(What follows below is a summary of key points by Mikail ibn Mahboob Ariff.)
Shaikh Muhammad Bazmoul explains a common misunderstanding regarding the meaning of the hadīth: “Whoever recites a ḥarf from the Book of Allāh…I am not saying “Alif Lām Mīm” is a ḥarf; rather, “Alif” is a ḥarf, “Lām” is a ḥarf, and “Mīm” is a ḥarf.”
“Ḥarf” only came to mean a letter of the alphabet in later times.
What it really means in the ḥadīth is “word,” not “letter.” Ibn al Jawzī quotes this as the opinion of Ibn Taimiyyah.
So there is no extra reward for reciting مَالِك [mālik] over مَلِك [malik] just because the former has an extra letter in it. (See also: twitter.com/momalbaz/status/756118659173580800?s=09)
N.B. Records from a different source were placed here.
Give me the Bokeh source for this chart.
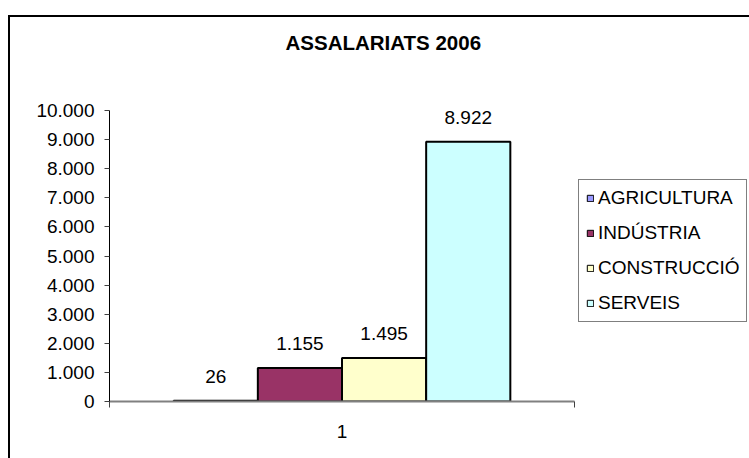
from bokeh.plotting import figure
from bokeh.models import FixedTicker, Legend, LegendItem, ColumnDataSource, Title
from bokeh.core.properties import value
from bokeh.embed import file_html
from bokeh.resources import INLINE

# ---- data ----
title_text = "ASSALARIATS 2006"
series = ["AGRICULTURA", "INDÚSTRIA", "CONSTRUCCIÓ", "SERVEIS"]
values = [26, 1155, 1495, 8922]
colors = ["#9999FF", "#993366", "#FFFFCC", "#CCFFFF"]
category_labels = ["1"]
y_ticks = [0, 1000, 2000, 3000, 4000, 5000, 6000, 7000, 8000, 9000, 10000]
y_tick_labels = ["0", "1.000", "2.000", "3.000", "4.000", "5.000", "6.000",
                 "7.000", "8.000", "9.000", "10.000"]


def fmt(v):
    return f"{v:,}".replace(",", ".")


FONT = "Liberation Sans"
bar_width = 0.181
n = len(series)
xs = [0.5 + (i - (n - 1) / 2) * bar_width for i in range(n)]

src = ColumnDataSource(dict(x=xs, top=values, color=colors, name=series,
                            label=[fmt(v) for v in values]))

p = figure(x_range=(0, 1), y_range=(0, 10000),
           frame_width=465, frame_height=291,
           min_border_left=99, min_border_right=175,
           min_border_top=93, min_border_bottom=57,
           output_backend="svg", toolbar_location=None)
p.styles = {"border-left": "2px solid black", "border-top": "2px solid black",
            "margin-top": "15px", "margin-left": "8px"}
p.outline_line_color = None
p.xgrid.visible = False
p.ygrid.visible = False

p.vbar(x="x", top="top", width=bar_width, bottom=0, source=src,
       fill_color="color", line_color="black", line_width=2)

p.text(x="x", y="top", text="label", source=src, y_offset=-24,
       text_align="center", text_baseline="middle",
       text_font=value(FONT), text_font_size="19px", text_color="black")

# legend proxies (single NaN point each, used only for the legend swatches)
items = []
for s, c in zip(series, colors):
    r = p.rect(x=[float("nan")], y=[float("nan")], width=1, height=1,
               fill_color=c, line_color="black", line_width=1)
    items.append(LegendItem(label=s, renderers=[r]))
legend = Legend(items=items, location=(4, 79), margin=0, padding=7,
                spacing=13, glyph_width=8, glyph_height=8, label_height=20,
                label_standoff=4, label_text_font=FONT,
                label_text_font_size="19px", label_text_color="black",
                border_line_color="black",
                border_line_width=1, background_fill_alpha=1)
p.add_layout(legend, "right")

# title: a blank spacer slot next to the frame, then the real title above it
p.title.text = ""
spacer = Title(text=" ", text_font_size="1px", standoff=54)
p.add_layout(spacer, "above")
main_title = Title(text=title_text, align="left", offset=176,
                   vertical_align="bottom", standoff=0,
                   text_font=FONT, text_font_size="20.5px",
                   text_font_style="bold", text_color="black")
p.add_layout(main_title, "above")

# y axis
ya = p.yaxis[0]
ya.ticker = FixedTicker(ticks=y_ticks, minor_ticks=[])
ya.major_label_overrides = {t: l for t, l in zip(y_ticks, y_tick_labels)}
ya.axis_line_color = "black"
ya.major_tick_line_color = "#404040"
ya.major_tick_out = 5
ya.major_tick_in = 0
ya.major_label_standoff = 10
ya.major_label_text_font = FONT
ya.major_label_text_font_size = "19px"
ya.major_label_text_color = "black"

# x axis
xa = p.xaxis[0]
xa.ticker = FixedTicker(ticks=[0.5], minor_ticks=[0, 1])
xa.major_label_overrides = {0.5: category_labels[0]}
xa.axis_line_color = "#808080"
xa.axis_line_width = 2
xa.major_tick_line_color = None
xa.major_tick_out = 0
xa.major_tick_in = 0
xa.minor_tick_line_color = "#404040"
xa.minor_tick_out = 6
xa.minor_tick_in = 0
xa.major_label_standoff = 17
xa.major_label_text_font = FONT
xa.major_label_text_font_size = "19px"
xa.major_label_text_color = "black"

open("out.html", "w").write(file_html(p, INLINE))
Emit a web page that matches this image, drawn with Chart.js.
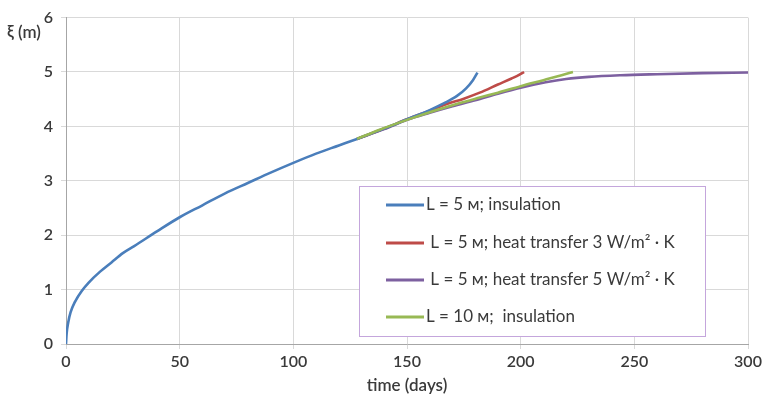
<!DOCTYPE html>
<html>
<head>
<meta charset="utf-8">
<script src="https://cdn.jsdelivr.net/npm/chart.js@4/dist/chart.umd.min.js"></script>
<style>
html,body{margin:0;padding:0;background:#fff;}
#wrap{width:763px;height:396px;position:relative;}
</style>
</head>
<body>
<div id="wrap"><canvas id="c"></canvas></div>
<script>
// ---- data ----
const seriesLabels = [
  "L = 5 м; insulation",
  " L = 5 м; heat transfer 3 W/m\u00b2 \u00b7 K",
  " L = 5 м; heat transfer 5 W/m\u00b2 \u00b7 K",
  "L = 10 м;  insulation"
];
const blueX = [0, 0.3, 1, 2, 4, 7, 10, 15, 20, 25, 30, 40, 50, 60, 70, 80, 90, 100, 110, 120, 128, 140, 150, 160, 167, 172, 176, 179, 181];
const blueY = [0, 0.2, 0.4, 0.58, 0.78, 0.98, 1.13, 1.33, 1.5, 1.67, 1.8, 2.07, 2.33, 2.55, 2.77, 2.96, 3.15, 3.33, 3.5, 3.65, 3.77, 3.96, 4.13, 4.3, 4.44, 4.56, 4.7, 4.85, 4.99];
const redX = [128, 140, 150, 160, 167.5, 175, 182, 190, 196, 199.5, 201.5];
const redY = [3.77, 3.96, 4.13, 4.29, 4.41, 4.51, 4.62, 4.77, 4.88, 4.95, 5.0];
const purpleX = [128, 140, 150, 160, 170, 180, 190, 200, 211, 220, 230, 244, 260, 280, 300];
const purpleY = [3.77, 3.95, 4.12, 4.25, 4.37, 4.48, 4.60, 4.71, 4.81, 4.87, 4.91, 4.94, 4.96, 4.98, 4.99];
const greenX = [128, 138, 150, 160, 170, 182, 190, 200, 210, 218, 223];
const greenY = [3.77, 3.94, 4.12, 4.26, 4.39, 4.53, 4.62, 4.74, 4.85, 4.94, 5.0];
const xTickValues = [0, 50, 100, 150, 200, 250, 300];
const yTickValues = [0, 1, 2, 3, 4, 5, 6];
const xTitle = "time (days)";
const yTitle = "\u03be (m)";

const colors = ["#4a7ebb", "#be4b48", "#7d60a0", "#98b954"];
const FONT = "Lato, 'Open Sans', sans-serif";
const TEXT = "#3a3a3a";

function pts(xs, ys){ return xs.map((x,i)=>({x:x, y:ys[i]})); }

const datasets = [
  {label: seriesLabels[0], data: pts(blueX, blueY), borderColor: colors[0], order: 1},
  {label: seriesLabels[1], data: pts(redX, redY), borderColor: colors[1], order: 2},
  {label: seriesLabels[2], data: pts(purpleX, purpleY), borderColor: colors[2], order: 3},
  {label: seriesLabels[3], data: pts(greenX, greenY), borderColor: colors[3], order: 0}
].map(d => Object.assign(d, {borderWidth: 2.6, pointRadius: 0, tension: 0.4, cubicInterpolationMode: 'monotone', fill: false}));

const extras = {
  id: 'extras',
  afterDraw(chart){
    const ctx = chart.ctx;
    ctx.save();
    // y title
    ctx.font = "600 17px " + FONT;
    ctx.fillStyle = TEXT;
    ctx.textAlign = "left";
    ctx.textBaseline = "middle";
    ctx.fillText(yTitle, 7, 33);
    // legend box
    const bx = 359.5, by = 186.5, bw = 346, bh = 150;
    ctx.fillStyle = "#ffffff";
    ctx.fillRect(bx, by, bw, bh);
    ctx.strokeStyle = "#c4a6dc";
    ctx.lineWidth = 1;
    ctx.strokeRect(bx, by, bw, bh);
    const rows = [205, 243, 280, 317];
    chart.data.datasets.forEach((ds, i) => {
      const y = rows[i];
      ctx.strokeStyle = ds.borderColor;
      ctx.lineWidth = 3;
      ctx.beginPath();
      ctx.moveTo(386, y);
      ctx.lineTo(424, y);
      ctx.stroke();
      ctx.fillStyle = TEXT;
      ctx.font = "17px " + FONT;
      ctx.textBaseline = "middle";
      ctx.fillText(ds.label, 426, y);
    });
    ctx.restore();
  }
};

new Chart(document.getElementById('c'), {
  type: 'line',
  data: {datasets: datasets},
  options: {
    responsive: true,
    maintainAspectRatio: false,
    animation: false,
    layout: {padding: {top: 14, right: 15, left: 0, bottom: 0}},
    plugins: {legend: {display: false}, tooltip: {enabled: false}},
    scales: {
      x: {
        type: 'linear', min: 0, max: 300,
        afterBuildTicks: s => { s.ticks = xTickValues.map(v => ({value: v})); },
        afterFit: s => { s.height = 52; s.paddingRight = 0; },
        ticks: {font: {family: FONT, size: 16, weight: '600'}, color: TEXT, padding: 3, maxRotation: 0},
        grid: {color: "#d9d9d9", lineWidth: 1, tickLength: 5},
        border: {color: "#a6a6a6"},
        title: {display: true, text: xTitle, font: {family: FONT, size: 17, weight: '600'}, color: TEXT, padding: {top: 5, bottom: 0}}
      },
      y: {
        type: 'linear', min: 0, max: 6,
        afterBuildTicks: s => { s.ticks = yTickValues.map(v => ({value: v})); },
        afterFit: s => { s.width = 66; },
        ticks: {font: {family: FONT, size: 16, weight: '600'}, color: TEXT, padding: 8},
        grid: {color: "#d9d9d9", lineWidth: 1, tickLength: 5},
        border: {color: "#a6a6a6"}
      }
    }
  },
  plugins: [extras]
});
</script>
</body>
</html>
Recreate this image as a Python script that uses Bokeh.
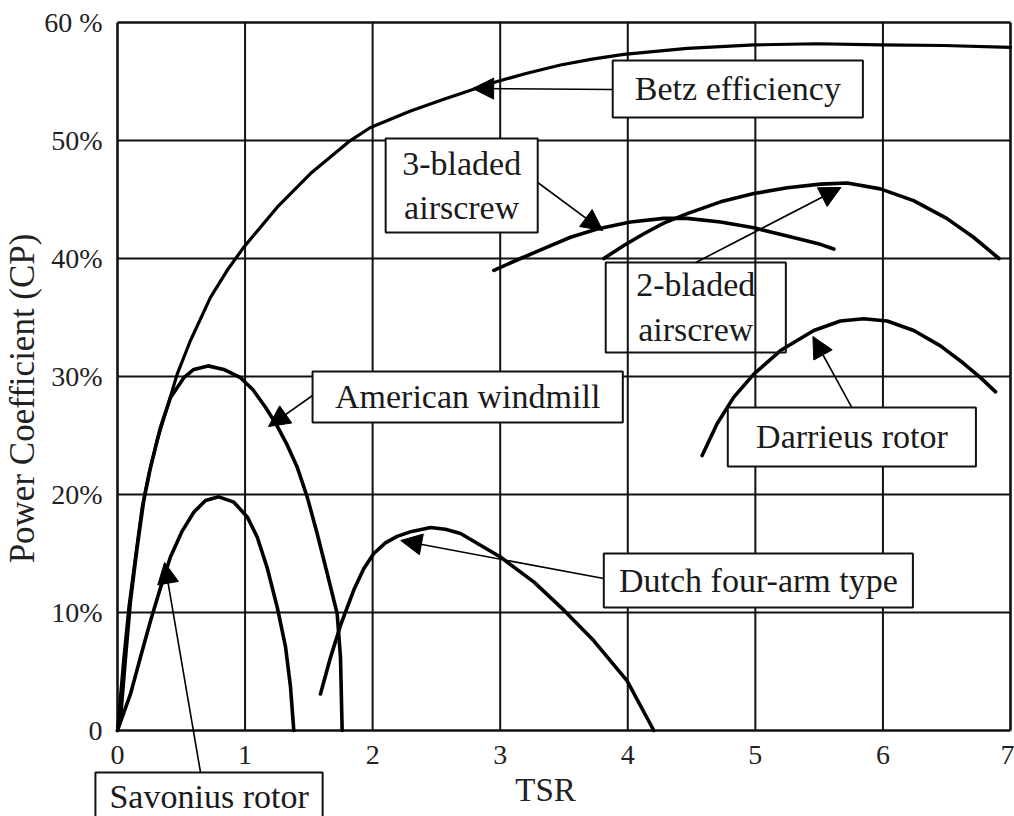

As for “Alif Lām Mīm,” these three are the names of the letters, so “Lām,” for example, is a word here signifying the name of the letter of the alphabet; it is not the single letter ل [l] itself.
For this reason, when Al-Khalīl asked his companions to pronounce the alphabet letter ز [z] from the name زَيْد [Zaid], upon which they said زَاي [zai], he replied: “You have all only voiced the name [of the letter]. The letter [in the alphabet] is only .زَهْ [zah]”.